人と話していて、こちらが丁寧にかみ砕いて説明しているにもかかわらず、相手がどうも理解しているように思えない、そんな経験をすることがある。著者はそれは個人個人の「スキーマ」が違うからだという。

「スキーマ」とは認知心理学の言葉で、知識や思考の枠組みを表す。物事を理解する際に裏で働いている基本的な知識や思考の枠組みのことで、それがときにフィルターとして働くことで、コミュニケーションに支障をきたすという。
同じものを見たり聞いたりしても、誰もが同じような理解をするわけではない。私たちが知識や情報を受け取り、理解し、記憶する際、何かしらの偏りが必ず生じる。自分に合わない情報はそもそも頭に入ってこない。
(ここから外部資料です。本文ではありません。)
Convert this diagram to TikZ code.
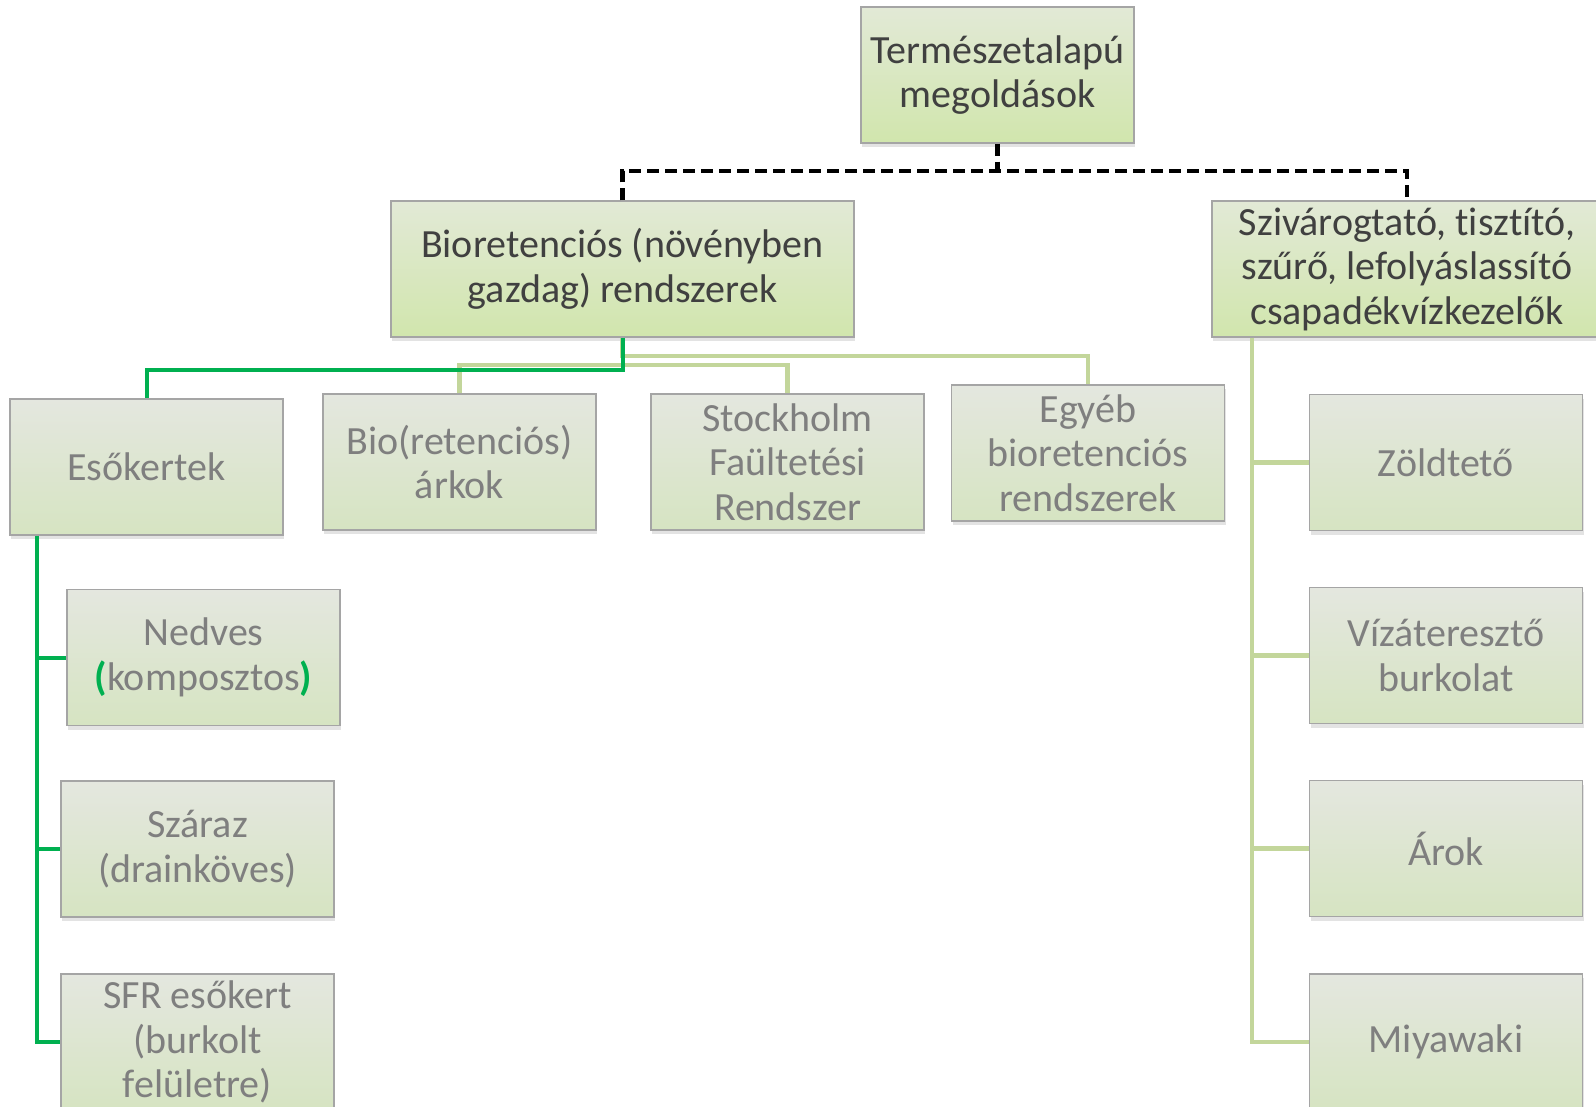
\documentclass[tikz,border=0pt]{standalone}
\usepackage{fontspec}
\setmainfont[Ligatures=NoCommon]{Carlito}
\usetikzlibrary{shadows}
\definecolor{tx1}{HTML}{404040}
\definecolor{tx2}{HTML}{7F7F7F}
\definecolor{gtop}{HTML}{E2E9D6}
\definecolor{gbot}{HTML}{D1E6AD}
\definecolor{ftop}{HTML}{E4E7DF}
\definecolor{fbot}{HTML}{D6E4C2}
\definecolor{bord}{HTML}{A5A5A5}
\definecolor{dgreen}{HTML}{00B050}
\definecolor{lgreen}{HTML}{C3D69B}
\begin{document}
\begin{tikzpicture}[x=1pt,y=-1pt,
 boxbase/.style={rectangle, draw=bord, line width=1.2pt, minimum width=273pt, minimum height=136pt, align=center, font=\fontsize{40}{44.5}\selectfont, inner sep=0pt, drop shadow={shadow xshift=1pt, shadow yshift=-4pt, opacity=0.22}},
 mainbox/.style={boxbase, top color=gtop, bottom color=gbot, text=tx1},
 subbox/.style={boxbase, top color=ftop, bottom color=fbot, text=tx2},
 darkline/.style={draw=dgreen, line width=4pt},
 lightline/.style={draw=lgreen, line width=4.5pt},
 dashline/.style={draw=black, line width=4.5pt, dash pattern=on 12pt off 6pt},
]
\useasboundingbox[fill=white] (0,0) rectangle (1596,1107);

% connector junctions
\coordinate (dj) at (997.5,171);
\coordinate (lh) at (622.5,365);
\coordinate (lh2) at (622.5,356);
\coordinate (dh) at (622.5,370);
\coordinate (rv) at (1252,337);
\coordinate (lv) at (37,535);

% boxes
\node[mainbox] (top) at (997.5,75) {Természetalapú\\megoldások};
\node[mainbox, minimum width=463pt] (bio) at (622.5,269) {Bioretenciós (növényben\\gazdag) rendszerek};
\node[mainbox, minimum width=390pt] (sziv) at (1407,269) {Szivárogtató, tisztító,\\szűrő, lefolyáslassító\\csapadékvízkezelők};

\node[subbox] (eso) at (146.5,467) {Esőkertek};
\node[subbox] (bioark) at (459.5,462) {Bio(retenciós)\\árkok};
\node[subbox] (stock) at (787.5,462) {Stockholm\\Faültetési\\Rendszer};
\node[subbox] (egyeb) at (1088,453) {Egyéb\\bioretenciós\\rendszerek};

\node[subbox] (nedves) at (203.5,657.5) {Nedves\\{\color{dgreen}\bfseries(}komposztos{\color{dgreen}\bfseries)}};
\node[subbox] (szaraz) at (197.5,849) {Száraz\\(drainköves)};
\node[subbox] (sfr) at (197.5,1042) {SFR esőkert\\(burkolt\\felületre)};

\node[subbox] (zold) at (1446,462.5) {Zöldtető};
\node[subbox] (viz) at (1446,655.5) {Vízáteresztő\\burkolat};
\node[subbox] (arok) at (1446,848.5) {Árok};
\node[subbox] (miya) at (1446,1042) {Miyawaki};

% dashed top-level connectors
\draw[dashline] (top.south) -- (dj);
\draw[dashline] (bio.north) |- (dj) -| (sziv.north);

% light green connectors from Bioretenciós
\draw[lightline] (bio.south) |- (lh2) -| (egyeb.north);
\draw[lightline] (bioark.north) |- (lh) -| (stock.north);
% dark green connector to Esőkertek
\draw[darkline] (bio.south) -- (dh) -| (eso.north);

% left green tree
\draw[darkline] (eso.south -| lv) |- (sfr.west);
\draw[darkline] (nedves.west -| lv) -- (nedves.west);
\draw[darkline] (szaraz.west -| lv) -- (szaraz.west);

% right light tree
\draw[lightline] (sziv.south -| rv) |- (miya.west);
\draw[lightline] (zold.west -| rv) -- (zold.west);
\draw[lightline] (viz.west -| rv) -- (viz.west);
\draw[lightline] (arok.west -| rv) -- (arok.west);
\end{tikzpicture}
\end{document}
また、感情の影響を受けずに判断できる人間は存在しない。選択や意思決定は多くの場合、人は最初に「好きか嫌いか」で物事を判断し、その後、「論理的な理由」を後付けしているにすぎないという。
どうしたら相互理解を深めることができるのだろう。コミュニケーションのスタートは、まず相手の話を聞くこと。大切なのは、「話を聞くぞ」と意識して、一生懸命に相手の話を聞くことだと著者は力説する。そして、言語は意図のすべてをそのまま表現できるわけではなく、常に受け取り手によって解釈され、解釈されて初めて意味あることとして伝わるという性質上、自分の意図を100%正確に伝えることなど不可能に近いことが分かる。
相手に理解してもらおうなどと過度な期待をしない。そんな気持ちで人と付き合っていくとイライラやストレスも減っていくだろう。